§ Records provided
★ ★ ★ ★ ★ ★ ★
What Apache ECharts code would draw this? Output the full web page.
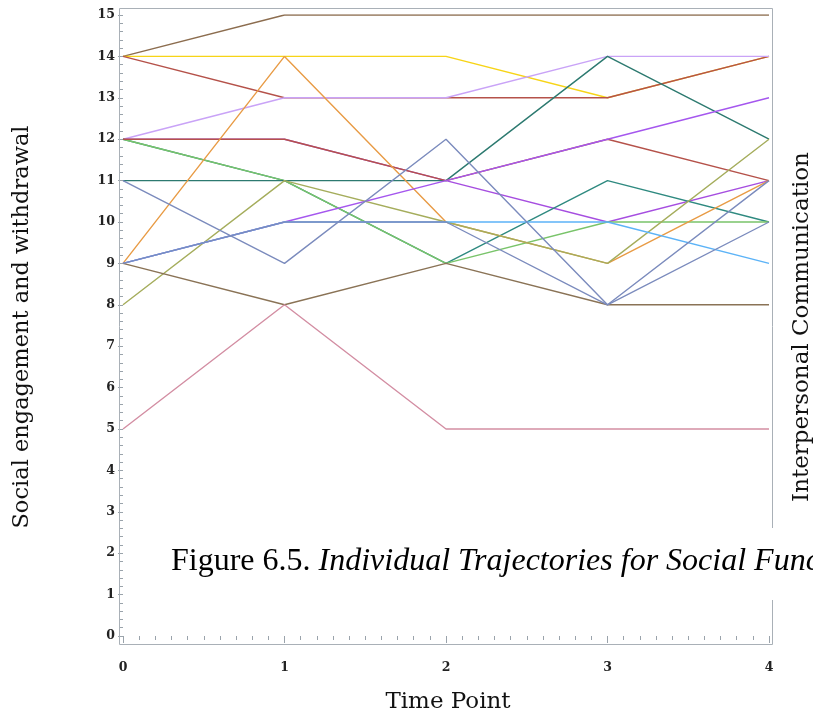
<!DOCTYPE html>
<html>
<head>
<meta charset="utf-8">
<script src="https://cdn.jsdelivr.net/npm/echarts@6/dist/echarts.min.js"></script>
<style>
html,body{margin:0;padding:0;background:#fff;}
#chart{width:813px;height:718px;}
</style>
</head>
<body>
<div id="chart"></div>
<script>
// Time points
var timePoints = [0, 1, 2, 3, 4];
var xTickLabels = ['0', '1', '2', '3', '4'];
var yTickLabels = ['0','1','2','3','4','5','6','7','8','9','10','11','12','13','14','15'];

// Individual trajectories (score at time 0..4)
var subj01 = [14, 15, 15, 15, 15];
var subj02 = [14, 14, 14, 13, 14];
var subj03 = [14, 13, 13, 13, 14];
var subj04 = [12, 13, 13, 14, 14];
var subj05 = [12, 12, 11, 10, 11];
var subj06 = [12, 11, 9, 11, 10];
var subj07 = [12, 11, 9, 10, 10];
var subj08 = [11, 11, 11, 14, 12];
var subj09 = [12, 12, 11, 12, 11];
var subj10 = [9, 14, 10, 9, 11];
var subj11 = [8, 11, 10, 9, 12];
var subj12 = [9, 10, 11, 12, 13];
var subj13 = [9, 10, 10, 10, 9];
var subj14 = [9, 8, 9, 8, 8];
var subj15 = [5, 8, 5, 5, 5];
var subj16 = [11, 9, 12, 8, 10];
var subj17 = [9, 10, 10, 8, 11];

var subjects = [subj01, subj02, subj03, subj04, subj05, subj06, subj07, subj08, subj09,
                subj10, subj11, subj12, subj13, subj14, subj15, subj16, subj17];
var colors = ['#8c6d4f', '#f7d417', '#b5524a', '#c9a3f7', '#a64ee0', '#2f8a80', '#79c46a',
              '#2d7a70', '#b5524a', '#e89b45', '#a5ad5c', '#a557ee', '#5cb3f7', '#8a7356',
              '#d38ea3', '#7b8bbd', '#7b8bbd'];

var series = subjects.map(function (vals, i) {
  return {
    type: 'line',
    data: vals.map(function (v, j) { return [timePoints[j], v]; }),
    symbol: 'none',
    lineStyle: { color: colors[i], width: 1.4 },
    itemStyle: { color: colors[i] },
    silent: true,
    z: 3
  };
});

var tickColor = '#9aa3ab';
var labelFont = { fontFamily: 'DejaVu Serif', fontSize: 12.5, fontWeight: 'bold', color: '#222' };

var chart = echarts.init(document.getElementById('chart'), null, { renderer: 'canvas' });
chart.setOption({
  animation: false,
  backgroundColor: '#fff',
  grid: { left: 123, top: 15, width: 646, height: 621, containLabel: false },
  xAxis: {
    type: 'value', min: 0, max: 4, interval: 1, offset: 9,
    axisLine: { show: false },
    axisTick: { show: true, length: 7, lineStyle: { color: tickColor } },
    minorTick: { show: true, splitNumber: 10, length: 4, lineStyle: { color: tickColor } },
    splitLine: { show: false },
    axisLabel: Object.assign({ margin: 16, formatter: function (v) { return xTickLabels[v]; } }, labelFont)
  },
  yAxis: {
    type: 'value', min: 0, max: 15, interval: 1, offset: 4,
    axisLine: { show: false },
    axisTick: { show: true, length: 5, lineStyle: { color: tickColor } },
    minorTick: { show: true, splitNumber: 5, length: 3, lineStyle: { color: tickColor } },
    splitLine: { show: false },
    axisLabel: Object.assign({ margin: 4, formatter: function (v) { return yTickLabels[v]; } }, labelFont)
  },
  series: series,
  graphic: [
    { type: 'rect', shape: { x: 119.5, y: 8.5, width: 653, height: 636 },
      style: { fill: 'none', stroke: '#a9b0b7', lineWidth: 1 }, z: 1, silent: true },
    { type: 'rect', shape: { x: 165, y: 528, width: 648, height: 72 },
      style: { fill: '#fff' }, z: 10, silent: true },
    { type: 'text', x: 171, y: 562, z: 11, silent: true,
      style: {
        text: '{a|Figure 6.5. }{b|Individual Trajectories for Social Functioning}',
        textVerticalAlign: 'middle',
        rich: {
          a: { fontFamily: 'Liberation Serif', fontSize: 32, fill: '#000', color: '#000' },
          b: { fontFamily: 'Liberation Serif', fontSize: 32, fontStyle: 'italic', fill: '#000', color: '#000' }
        }
      } },
    { type: 'text', x: 448, y: 702, z: 11, silent: true,
      style: { text: 'Time Point', fontFamily: 'DejaVu Serif', fontSize: 23, fill: '#111',
               textAlign: 'center', textVerticalAlign: 'middle' } },
    { type: 'text', x: 22, y: 327, rotation: Math.PI / 2, z: 11, silent: true,
      style: { text: 'Social engagement and withdrawal', fontFamily: 'DejaVu Serif', fontSize: 22.5, fill: '#111',
               textAlign: 'center', textVerticalAlign: 'middle' } },
    { type: 'text', x: 802, y: 327, rotation: Math.PI / 2, z: 11, silent: true,
      style: { text: 'Interpersonal Communication', fontFamily: 'DejaVu Serif', fontSize: 23, fill: '#111',
               textAlign: 'center', textVerticalAlign: 'middle' } }
  ]
});
</script>
</body>
</html>
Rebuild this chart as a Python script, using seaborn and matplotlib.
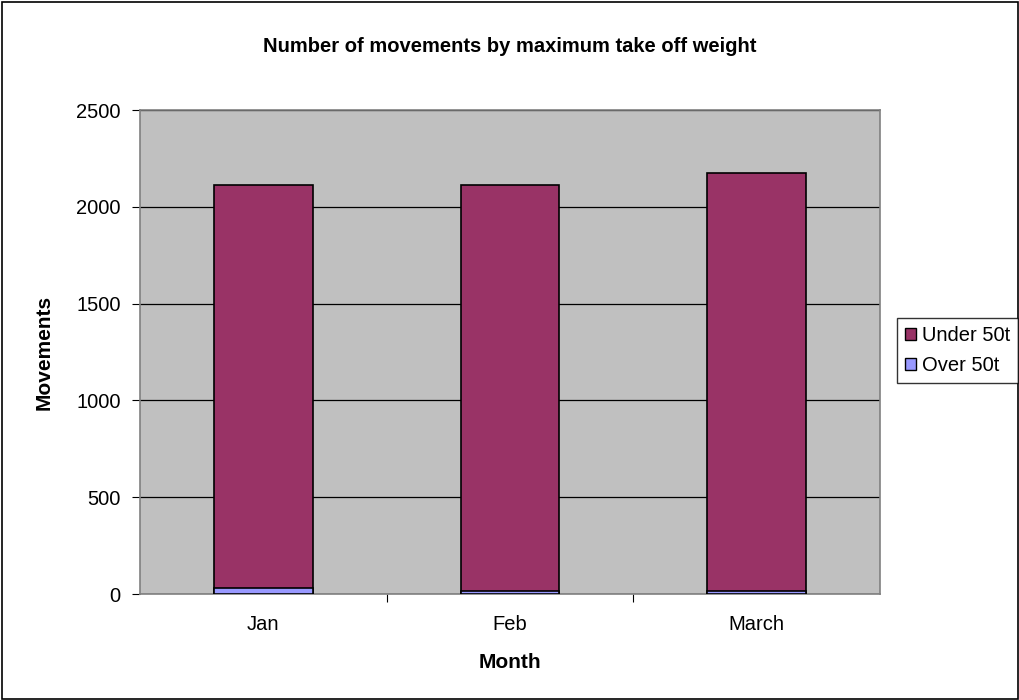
★ ★ ★ ★ ★ ★ ★
§ To do
Each record above should come back exactly the same, only without its pictures.

§ The result
What Apache ECharts code would draw this? Output the full web page.
<!DOCTYPE html>
<html>
<head>
<meta charset="utf-8">
<script src="https://cdn.jsdelivr.net/npm/echarts@6/dist/echarts.min.js"></script>
<style>
html,body{margin:0;padding:0;background:#fff;}
#chart{width:813px;height:718px;}
</style>
</head>
<body>
<div id="chart"></div>
<script>
// Time points
var timePoints = [0, 1, 2, 3, 4];
var xTickLabels = ['0', '1', '2', '3', '4'];
var yTickLabels = ['0','1','2','3','4','5','6','7','8','9','10','11','12','13','14','15'];

// Individual trajectories (score at time 0..4)
var subj01 = [14, 15, 15, 15, 15];
var subj02 = [14, 14, 14, 13, 14];
var subj03 = [14, 13, 13, 13, 14];
var subj04 = [12, 13, 13, 14, 14];
var subj05 = [12, 12, 11, 10, 11];
var subj06 = [12, 11, 9, 11, 10];
var subj07 = [12, 11, 9, 10, 10];
var subj08 = [11, 11, 11, 14, 12];
var subj09 = [12, 12, 11, 12, 11];
var subj10 = [9, 14, 10, 9, 11];
var subj11 = [8, 11, 10, 9, 12];
var subj12 = [9, 10, 11, 12, 13];
var subj13 = [9, 10, 10, 10, 9];
var subj14 = [9, 8, 9, 8, 8];
var subj15 = [5, 8, 5, 5, 5];
var subj16 = [11, 9, 12, 8, 10];
var subj17 = [9, 10, 10, 8, 11];

var subjects = [subj01, subj02, subj03, subj04, subj05, subj06, subj07, subj08, subj09,
                subj10, subj11, subj12, subj13, subj14, subj15, subj16, subj17];
var colors = ['#8c6d4f', '#f7d417', '#b5524a', '#c9a3f7', '#a64ee0', '#2f8a80', '#79c46a',
              '#2d7a70', '#b5524a', '#e89b45', '#a5ad5c', '#a557ee', '#5cb3f7', '#8a7356',
              '#d38ea3', '#7b8bbd', '#7b8bbd'];

var series = subjects.map(function (vals, i) {
  return {
    type: 'line',
    data: vals.map(function (v, j) { return [timePoints[j], v]; }),
    symbol: 'none',
    lineStyle: { color: colors[i], width: 1.4 },
    itemStyle: { color: colors[i] },
    silent: true,
    z: 3
  };
});

var tickColor = '#9aa3ab';
var labelFont = { fontFamily: 'DejaVu Serif', fontSize: 12.5, fontWeight: 'bold', color: '#222' };

var chart = echarts.init(document.getElementById('chart'), null, { renderer: 'canvas' });
chart.setOption({
  animation: false,
  backgroundColor: '#fff',
  grid: { left: 123, top: 15, width: 646, height: 621, containLabel: false },
  xAxis: {
    type: 'value', min: 0, max: 4, interval: 1, offset: 9,
    axisLine: { show: false },
    axisTick: { show: true, length: 7, lineStyle: { color: tickColor } },
    minorTick: { show: true, splitNumber: 10, length: 4, lineStyle: { color: tickColor } },
    splitLine: { show: false },
    axisLabel: Object.assign({ margin: 16, formatter: function (v) { return xTickLabels[v]; } }, labelFont)
  },
  yAxis: {
    type: 'value', min: 0, max: 15, interval: 1, offset: 4,
    axisLine: { show: false },
    axisTick: { show: true, length: 5, lineStyle: { color: tickColor } },
    minorTick: { show: true, splitNumber: 5, length: 3, lineStyle: { color: tickColor } },
    splitLine: { show: false },
    axisLabel: Object.assign({ margin: 4, formatter: function (v) { return yTickLabels[v]; } }, labelFont)
  },
  series: series,
  graphic: [
    { type: 'rect', shape: { x: 119.5, y: 8.5, width: 653, height: 636 },
      style: { fill: 'none', stroke: '#a9b0b7', lineWidth: 1 }, z: 1, silent: true },
    { type: 'rect', shape: { x: 165, y: 528, width: 648, height: 72 },
      style: { fill: '#fff' }, z: 10, silent: true },
    { type: 'text', x: 171, y: 562, z: 11, silent: true,
      style: {
        text: '{a|Figure 6.5. }{b|Individual Trajectories for Social Functioning}',
        textVerticalAlign: 'middle',
        rich: {
          a: { fontFamily: 'Liberation Serif', fontSize: 32, fill: '#000', color: '#000' },
          b: { fontFamily: 'Liberation Serif', fontSize: 32, fontStyle: 'italic', fill: '#000', color: '#000' }
        }
      } },
    { type: 'text', x: 448, y: 702, z: 11, silent: true,
      style: { text: 'Time Point', fontFamily: 'DejaVu Serif', fontSize: 23, fill: '#111',
               textAlign: 'center', textVerticalAlign: 'middle' } },
    { type: 'text', x: 22, y: 327, rotation: Math.PI / 2, z: 11, silent: true,
      style: { text: 'Social engagement and withdrawal', fontFamily: 'DejaVu Serif', fontSize: 22.5, fill: '#111',
               textAlign: 'center', textVerticalAlign: 'middle' } },
    { type: 'text', x: 802, y: 327, rotation: Math.PI / 2, z: 11, silent: true,
      style: { text: 'Interpersonal Communication', fontFamily: 'DejaVu Serif', fontSize: 23, fill: '#111',
               textAlign: 'center', textVerticalAlign: 'middle' } }
  ]
});
</script>
</body>
</html>
Rebuild this chart as a Python script, using seaborn and matplotlib.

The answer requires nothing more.